Tax Avoidance Or Tax Evasion? There Is A Difference
According to a recent poll, voters in the United Kingdom don’t see a distinction between tax avoidance and tax evasion, at least not a moral one. According to a YouGov survey, 59 percent considered avoidance “unacceptable,” while only 32 percent thought it was legitimate.
The pollsters took pains to emphasize the distinction between avoidance and evasion. In the process, however, they actually managed to muddy the issue. The question read:
As you may know, there is a difference between tax AVOIDANCE, whereby companies/people use artificial but legal methods to minimise the tax they pay, and tax EVASION, where companies/people act illegally to pay less tax, or no tax at all. In general, do you think it is acceptable or unacceptable to LEGALLY avoid paying tax?

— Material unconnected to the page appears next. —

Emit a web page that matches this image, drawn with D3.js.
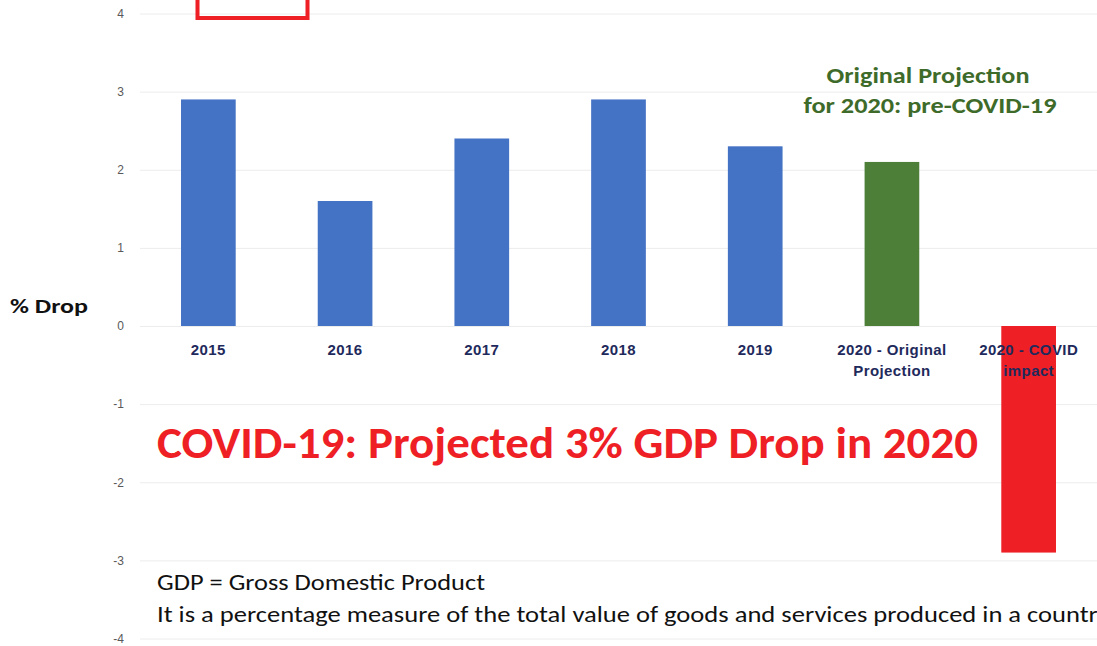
<!DOCTYPE html>
<html>
<head>
<meta charset="utf-8">
<script src="https://cdn.jsdelivr.net/npm/d3@7"></script>
<style>
  body { margin: 0; background: #fff; }
  svg { display: block; font-family: Carlito, Lato, "Open Sans", sans-serif; }
  .grid line { stroke: #ececec; }
  .grid text { fill: #595959; font-size: 12px; }
  .cat text { fill: #1f2a5c; font-weight: bold; font-size: 15px; }
</style>
</head>
<body>
<svg id="gdp"></svg>
<script>
const categories = ['2015', '2016', '2017', '2018', '2019', '2020 - Original Projection', '2020 - COVID impact'];
const categoryLines = [['2015'], ['2016'], ['2017'], ['2018'], ['2019'], ['2020 - Original', 'Projection'], ['2020 - COVID', 'impact']];
const values = [2.9, 1.6, 2.4, 2.9, 2.3, 2.1, -2.9];
const barColors = ['#4472c4', '#4472c4', '#4472c4', '#4472c4', '#4472c4', '#4e7f38', '#ee1f25'];
const yTicks = [-4, -3, -2, -1, 0, 1, 2, 3, 4];

(function() {
    const W = 1097, H = 646;
    const svg = d3.select('svg#gdp')
        .attr('width', W)
        .attr('height', H);

    const left = 140;

    const yScale = d3.scaleLinear()
        .domain([-4, 4])
        .range([638.5, 13.5]);

    const xScale = d3.scaleBand()
        .domain(categories)
        .range([left, W])
        .padding(0);

    // stretch text to the width it has in the original (Calibri is not here)
    function fit(sel, w) {
        sel.attr('textLength', w).attr('lengthAdjust', 'spacingAndGlyphs');
        return sel;
    }

    // grid + y labels
    svg.append('g')
        .attr('class', 'grid')
        .attr('transform', `translate(${left}, 0)`)
        .call(d3.axisLeft(yScale)
            .tickValues(yTicks)
            .tickSize(-(W - left))
            .tickPadding(16)
            .tickFormat(d => String(d)))
        .call(g => g.select('.domain').remove());

    // category labels
    const cat = svg.append('g')
        .attr('class', 'cat')
        .attr('transform', `translate(0, ${yScale(0)})`)
        .call(d3.axisBottom(xScale).tickSize(0).tickPadding(0))
        .call(g => g.select('.domain').remove());

    cat.selectAll('.tick text')
        .text(null)
        .attr('y', 0)
        .attr('dy', null)
        .each(function(d) {
            const lines = categoryLines[categories.indexOf(d)];
            const t = d3.select(this);
            lines.forEach((ln, i) => {
                t.append('tspan')
                    .attr('x', 0)
                    .attr('y', 29 + i * 21)
                    .style('letter-spacing', '0.4px')
                    .text(ln);
            });
        });

    const barW = xScale.bandwidth() * 0.4;

    svg.append('g')
        .selectAll('rect')
        .data(values)
        .enter()
        .append('rect')
        .attr('x', (v, i) => xScale(categories[i]) + (xScale.bandwidth() - barW) / 2)
        .attr('y', v => yScale(Math.max(0, v)))
        .attr('width', barW)
        .attr('height', v => Math.abs(yScale(v) - yScale(0)))
        .attr('fill', (v, i) => barColors[i]);

    // bring category labels over bars
    cat.raise();

    // red outline box (cut off at top)
    svg.append('rect')
        .attr('x', 197.5)
        .attr('y', -10)
        .attr('width', 110)
        .attr('height', 28)
        .attr('fill', 'none')
        .attr('stroke', '#ee1f25')
        .attr('stroke-width', 4);

    fit(svg.append('text')
        .attr('x', 10)
        .attr('y', 313)
        .attr('font-size', 20)
        .attr('font-weight', 'bold')
        .attr('fill', '#111')
        .text('% Drop'), 78);

    const gAttrs = t => t
        .attr('text-anchor', 'middle')
        .attr('font-size', 23)
        .attr('font-weight', 'bold')
        .attr('fill', '#3e6b2a');
    fit(gAttrs(svg.append('text')).attr('x', 928).attr('y', 83).text('Original Projection'), 203);
    fit(gAttrs(svg.append('text')).attr('x', 930).attr('y', 113).text('for 2020: pre-COVID-19'), 253);

    fit(svg.append('text')
        .attr('x', 157)
        .attr('y', 458)
        .attr('font-size', 44)
        .attr('font-weight', 'bold')
        .attr('fill', '#ee1f25')
        .text('COVID-19: Projected 3% GDP Drop in 2020'), 821);

    fit(svg.append('text')
        .attr('x', 157)
        .attr('y', 590)
        .attr('font-size', 23)
        .attr('fill', '#111')
        .text('GDP = Gross Domestic Product'), 328);

    fit(svg.append('text')
        .attr('x', 157)
        .attr('y', 622)
        .attr('font-size', 23)
        .attr('fill', '#111')
        .text('It is a percentage measure of the total value of goods and services produced in a country'), 953);
})();
</script>
</body>
</html>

Nice try, but no cigar. The legal/illegal distinction is evident, but the qualifier is problematic. McGill University law professor Allison Christians made the point in a tweet: “They described avoidance as ‘artificial but legal.’ That seems like priming to get avoidance conceptually closer to evasion.”
Indeed it does. But if the pollsters are a little confused, they’re in good company. “As a tax specialist, I feel obliged to say here that there’s a clear distinction to be made between legitimate tax planning and tax avoidance, something that both major parties seem to ignore,” noted David Bennett, a tax adviser at the U.K. firm Moore and Smalley.

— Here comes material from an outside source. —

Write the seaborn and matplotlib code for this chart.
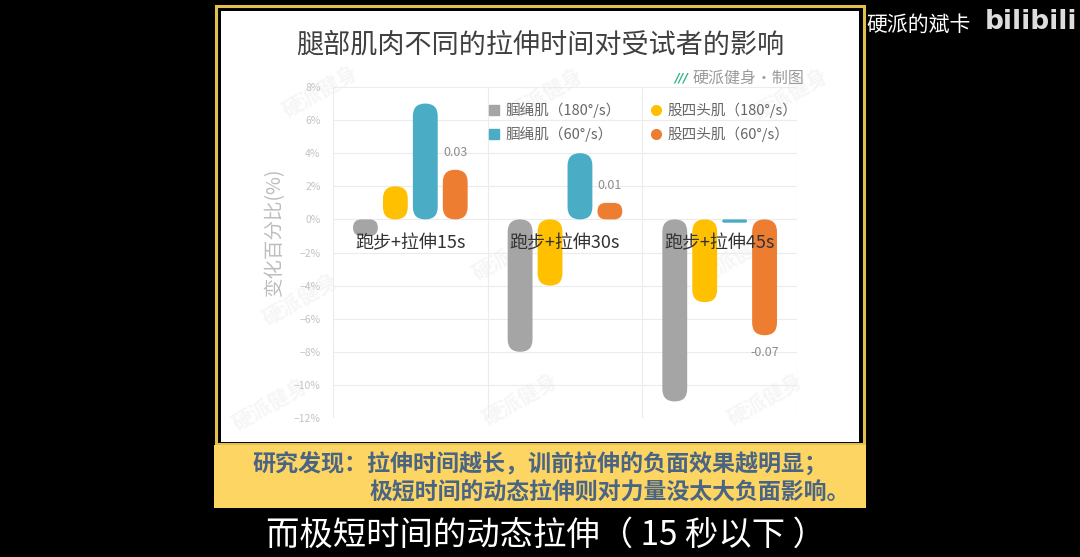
import numpy as np
import pandas as pd
import matplotlib
matplotlib.use("Agg")
import matplotlib.pyplot as plt
from matplotlib.patches import Rectangle, FancyBboxPatch, BoxStyle
from matplotlib.lines import Line2D
from matplotlib.ticker import PercentFormatter
import seaborn as sns

# ---------------- data ----------------
categories = ["跑步+拉伸15s", "跑步+拉伸30s", "跑步+拉伸45s"]
series = ["腘绳肌（180°/s）", "股四头肌（180°/s）", "腘绳肌（60°/s）", "股四头肌（60°/s）"]
ham_180 = [-0.01, -0.08, -0.11]
quad_180 = [0.02, -0.04, -0.05]
ham_60 = [0.07, 0.04, -0.002]
quad_60 = [0.03, 0.01, -0.07]
colors = ["#A5A5A5", "#FFC000", "#4BACC6", "#ED7D31"]
y_ticks = [-0.12, -0.10, -0.08, -0.06, -0.04, -0.02, 0.0, 0.02, 0.04, 0.06, 0.08]

title = "腿部肌肉不同的拉伸时间对受试者的影响"
ylabel = "变化百分比(%)"
credit = "硬派健身·制图"
caption1 = "研究发现：拉伸时间越长，训前拉伸的负面效果越明显；"
caption2 = "极短时间的动态拉伸则对力量没太大负面影响。"
subtitle = "而极短时间的动态拉伸（ 15 秒以下 ）"
channel = "硬派的斌卡"

df = pd.DataFrame({
    "category": categories * 4,
    "series": [s for s in series for _ in categories],
    "value": ham_180 + quad_180 + ham_60 + quad_60,
})

sns.set_style("white")
plt.rcParams["font.family"] = ["Noto Sans CJK SC", "DejaVu Sans"]

W, H = 1080, 557
fig = plt.figure(figsize=(W / 100, H / 100), dpi=100, facecolor="black")

def fx(x):
    return x / W

def fy(y):
    return 1 - y / H

def frect(x0, y0, x1, y1, **kw):
    r = Rectangle((fx(x0), fy(y1)), fx(x1) - fx(x0), fy(y0) - fy(y1),
                  transform=fig.transFigure, **kw)
    fig.add_artist(r)
    return r

# frame / panels
frect(214, 4, 866, 507, facecolor="black", edgecolor="none", zorder=-10)
frect(215.5, 5.5, 864.5, 444, facecolor="none", edgecolor="#E2C04C", lw=2.2, zorder=-9)
frect(221, 11, 858.5, 441.5, facecolor="white", edgecolor="none", zorder=-8)
frect(214, 445, 866, 507.5, facecolor="#FDD562", edgecolor="none", zorder=-8)

# watermarks (faint)
for (wx, wy) in [(320, 92), (545, 95), (790, 95), (300, 300), (510, 255),
                 (735, 258), (270, 405), (520, 400), (765, 400)]:
    fig.text(fx(wx), fy(wy), "硬派健身", rotation=30, fontsize=15, color="#F6F6F6",
             ha="center", va="center", style="italic", fontweight="bold", zorder=-7)

# axes
ax = fig.add_axes([fx(333), fy(418), (797 - 333) / W, (418 - 87) / H])
ax.set_facecolor("none")
ax.set_zorder(1)

sns.barplot(data=df, x="category", y="value", hue="series", order=categories,
            hue_order=series, palette=colors, width=0.774, gap=0.17,
            errorbar=None, legend=False, ax=ax, saturation=1)

ax.set_xlim(-0.5, 2.5)
ax.set_ylim(-0.12, 0.08)
ax.set_yticks(y_ticks)
ax.yaxis.set_major_formatter(PercentFormatter(1.0, decimals=0))
ax.set_xticks([])
ax.set_xticks([-0.5, 0.5, 1.5, 2.5], minor=True)
ax.tick_params(axis="x", which="both", length=0, labelbottom=False)
ax.tick_params(axis="y", length=0, pad=9, labelsize=7.5, labelcolor="#C4C4C4")
ax.grid(True, axis="y", which="major", color="#ECECEC", lw=0.8)
ax.grid(True, axis="x", which="minor", color="#ECECEC", lw=0.8)
ax.set_axisbelow(True)
for s in ax.spines.values():
    s.set_visible(False)
ax.set_xlabel("")
ax.set_ylabel("")

# data labels on last series
last = ax.containers[3]
ax.bar_label(last, labels=[f"{v:.2f}" for v in quad_60], padding=8,
             fontsize=9, color="#8C8C8C")

# rounded bars
pos = ax.get_position()
ax_w_px = pos.width * W
ax_h_px = pos.height * H
aspect = (0.20 / ax_h_px) / (3.0 / ax_w_px)
for rect in list(ax.patches):
    if not isinstance(rect, Rectangle):
        continue
    x, y, w, h = rect.get_x(), rect.get_y(), rect.get_width(), rect.get_height()
    y0 = min(y, y + h)
    hh = abs(h)
    r = min(w / 2, hh / aspect / 2)
    fb = FancyBboxPatch((x, y0), w, hh,
                        boxstyle=BoxStyle.Round(pad=0, rounding_size=r),
                        mutation_aspect=aspect, facecolor=rect.get_facecolor(),
                        edgecolor="none", zorder=2)
    rect.remove()
    ax.add_patch(fb)

# category labels just below zero line
for i, c in enumerate(categories):
    ax.annotate(c, xy=(i, 0), xytext=(0, -24), textcoords="offset pixels",
                ha="center", va="center", fontsize=13, color="#333333", zorder=5)

# legend
handles = []
markers = ["s", "o", "s", "o"]
for s, c, m in zip(series, colors, markers):
    handles.append(Line2D([], [], marker=m, ls="", color=c, markersize=7, label=s))
order = [0, 2, 1, 3]
leg = fig.legend([handles[i] for i in order], [series[i] for i in order],
                 loc="upper left", bbox_to_anchor=(fx(488), fy(102)), ncol=2,
                 frameon=False, fontsize=10.5, borderpad=0, borderaxespad=0,
                 handlelength=0.8, handletextpad=0.4, columnspacing=2.0,
                 labelspacing=0.6, labelcolor="#666666")
leg.set_zorder(3)

# y label
fig.text(fx(275), fy(232), ylabel, rotation=90, ha="center", va="center",
         fontsize=14, color="#BDBDBD")

# title & credit
fig.text(fx(540), fy(45), title, ha="center", va="center", fontsize=19.5, color="#404040")
fig.text(fx(674), fy(78), "///", ha="left", va="center", fontsize=9, color="#2DB082",
         fontweight="bold", style="italic", family="DejaVu Sans")
fig.text(fx(693), fy(78), credit, ha="left", va="center", fontsize=11.5, color="#9A9A9A")

# caption
fig.text(fx(252), fy(465), caption1, ha="left", va="center", fontsize=16.6,
         fontweight="bold", color="#4A6584")
fig.text(fx(370), fy(493), caption2, ha="left", va="center", fontsize=16.5,
         fontweight="bold", color="#4A6584")

# subtitle
fig.text(fx(266), fy(535), subtitle, ha="left", va="center", fontsize=24, color="white")

# channel
fig.text(fx(866), fy(25), channel, ha="left", va="center", fontsize=15, color="white")
fig.text(fx(985), fy(22), "bilibili", ha="left", va="center", fontsize=19,
         color="#DDDDDD", fontweight="bold", family="DejaVu Sans")

fig.savefig("out.png", dpi=100, facecolor="black")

American politicians also ignore the distinction, at least when it’s convenient. Unlike the pollsters, their conflation seems deliberate. Politicians blur the line because it suits their purposes: Outrage attaches more securely to “artificial” scheming than it does to careful tax planning.
Back in the 1930s, President Franklin Roosevelt understood the political utility of blurring the line, excoriating corporations and wealthy individuals for gaming the tax system. As his Treasury secretary declared in 1937 : “Legalized avoidance or evasion by the so-called leaders of the business-community is not only demoralizing to the revenues, it is demoralizing to those who practice it as well.”

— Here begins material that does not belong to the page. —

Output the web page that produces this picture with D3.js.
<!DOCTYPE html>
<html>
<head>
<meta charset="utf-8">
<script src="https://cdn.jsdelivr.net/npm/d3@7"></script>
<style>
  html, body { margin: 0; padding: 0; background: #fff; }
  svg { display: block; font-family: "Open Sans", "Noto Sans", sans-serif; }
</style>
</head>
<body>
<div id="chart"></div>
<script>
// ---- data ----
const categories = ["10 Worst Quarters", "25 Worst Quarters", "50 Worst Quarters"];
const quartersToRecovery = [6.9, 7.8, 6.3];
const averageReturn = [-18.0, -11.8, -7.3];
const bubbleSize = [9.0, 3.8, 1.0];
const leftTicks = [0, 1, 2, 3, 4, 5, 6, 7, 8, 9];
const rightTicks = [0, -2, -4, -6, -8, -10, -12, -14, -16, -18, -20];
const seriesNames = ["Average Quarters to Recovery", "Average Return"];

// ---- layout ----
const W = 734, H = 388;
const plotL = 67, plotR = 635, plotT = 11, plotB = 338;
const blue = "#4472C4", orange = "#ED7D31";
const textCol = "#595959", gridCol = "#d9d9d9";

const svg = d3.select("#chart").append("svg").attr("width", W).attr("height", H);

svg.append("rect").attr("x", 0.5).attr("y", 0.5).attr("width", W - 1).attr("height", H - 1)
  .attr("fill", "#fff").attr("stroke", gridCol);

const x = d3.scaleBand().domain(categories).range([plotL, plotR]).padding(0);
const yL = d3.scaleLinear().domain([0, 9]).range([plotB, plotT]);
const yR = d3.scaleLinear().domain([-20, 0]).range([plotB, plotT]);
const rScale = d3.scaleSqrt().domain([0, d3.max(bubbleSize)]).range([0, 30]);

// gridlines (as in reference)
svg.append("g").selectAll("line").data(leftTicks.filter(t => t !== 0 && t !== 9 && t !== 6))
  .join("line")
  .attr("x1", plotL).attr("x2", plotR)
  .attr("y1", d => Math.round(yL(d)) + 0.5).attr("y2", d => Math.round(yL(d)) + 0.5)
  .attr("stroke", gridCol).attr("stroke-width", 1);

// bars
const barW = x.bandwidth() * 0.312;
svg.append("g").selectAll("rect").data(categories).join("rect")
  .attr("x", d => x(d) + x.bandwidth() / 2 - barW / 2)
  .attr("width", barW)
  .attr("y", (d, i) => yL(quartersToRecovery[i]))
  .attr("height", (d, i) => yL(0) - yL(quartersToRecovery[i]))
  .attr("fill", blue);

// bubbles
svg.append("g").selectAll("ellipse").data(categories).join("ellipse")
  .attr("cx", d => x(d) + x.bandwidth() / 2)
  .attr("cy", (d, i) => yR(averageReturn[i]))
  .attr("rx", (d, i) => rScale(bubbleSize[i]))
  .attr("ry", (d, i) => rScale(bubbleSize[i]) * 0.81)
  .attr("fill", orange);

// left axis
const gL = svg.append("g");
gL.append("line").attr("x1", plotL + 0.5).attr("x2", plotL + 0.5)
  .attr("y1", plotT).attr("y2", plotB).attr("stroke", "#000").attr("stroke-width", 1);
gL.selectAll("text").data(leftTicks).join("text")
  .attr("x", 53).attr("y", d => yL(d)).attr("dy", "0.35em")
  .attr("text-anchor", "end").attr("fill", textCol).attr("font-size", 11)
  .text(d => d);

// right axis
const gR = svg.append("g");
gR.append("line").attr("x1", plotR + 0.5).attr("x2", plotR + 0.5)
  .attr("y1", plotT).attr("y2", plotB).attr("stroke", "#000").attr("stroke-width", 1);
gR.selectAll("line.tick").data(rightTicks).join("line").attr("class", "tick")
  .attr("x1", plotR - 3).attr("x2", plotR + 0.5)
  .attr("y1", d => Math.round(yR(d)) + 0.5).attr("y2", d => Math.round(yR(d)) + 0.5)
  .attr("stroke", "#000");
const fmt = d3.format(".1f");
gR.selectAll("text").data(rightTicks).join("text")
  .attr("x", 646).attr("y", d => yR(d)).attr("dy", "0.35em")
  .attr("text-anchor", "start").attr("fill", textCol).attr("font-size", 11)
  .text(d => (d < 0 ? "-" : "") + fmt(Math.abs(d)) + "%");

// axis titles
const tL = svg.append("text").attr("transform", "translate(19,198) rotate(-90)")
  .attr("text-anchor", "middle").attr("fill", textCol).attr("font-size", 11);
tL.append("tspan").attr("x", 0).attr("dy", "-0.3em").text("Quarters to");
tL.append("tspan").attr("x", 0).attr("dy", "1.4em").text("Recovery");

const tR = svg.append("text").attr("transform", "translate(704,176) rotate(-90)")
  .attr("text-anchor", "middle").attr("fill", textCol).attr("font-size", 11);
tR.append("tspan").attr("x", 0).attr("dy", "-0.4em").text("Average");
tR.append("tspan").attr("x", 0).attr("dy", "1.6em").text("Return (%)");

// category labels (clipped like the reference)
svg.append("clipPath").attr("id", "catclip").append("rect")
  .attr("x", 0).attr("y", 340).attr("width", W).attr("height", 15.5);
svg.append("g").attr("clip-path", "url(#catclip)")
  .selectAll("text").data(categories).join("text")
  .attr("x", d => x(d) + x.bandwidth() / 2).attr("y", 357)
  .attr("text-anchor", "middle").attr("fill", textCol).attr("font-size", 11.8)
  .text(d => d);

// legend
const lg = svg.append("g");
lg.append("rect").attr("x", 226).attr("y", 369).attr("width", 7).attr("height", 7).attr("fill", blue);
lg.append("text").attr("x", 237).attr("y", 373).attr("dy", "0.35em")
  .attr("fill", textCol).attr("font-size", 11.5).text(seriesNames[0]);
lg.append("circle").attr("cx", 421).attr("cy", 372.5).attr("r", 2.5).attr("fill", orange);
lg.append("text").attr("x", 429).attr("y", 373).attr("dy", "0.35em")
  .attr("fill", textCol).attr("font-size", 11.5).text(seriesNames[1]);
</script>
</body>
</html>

To some degree, the inclination to conflate avoidance and evasion is understandable. Legality is important when passing judgment on particular tax minimization techniques, but it’s not the only relevant issue. Most people would agree, I think, that not all tax avoidance is created equal. Some forms of avoidance are more creative and aggressive than others.
Tax avoidance, in other words, embraces a multitude of sins – and even some virtues. Avoidance is often the declared intent of specific legislative provisions, especially when lawmakers are trying to encourage certain behaviors, like saving for retirement and college. Taxpayers and voters don’t consider their 401(k) accounts to be a form of tax avoidance, but that’s what they are.
Ultimately, we need a better way of talking about tax behavior. One that allows for finer distinctions that our current dichotomous distinction. In the meantime, however, we could do with less manufactured outrage about tax avoidance. Justice Learned Hand made the point in 1947: “Taxes are enforced exactions, not voluntary contributions. To demand more in the name of morals is mere cant.”
Politicians traffic in cant, especially around taxes. But that’s because they’re desperate to shift blame. After all, it’s their legislative handiwork that makes tax avoidance possible.
It may be that governments are unable to write bulletproof income tax laws, especially in today’s complex world economy. In which case we should start thinking about other taxes that might function better.
If the income tax, either corporate or individual, is too easy to game, then we should be looking for a replacement.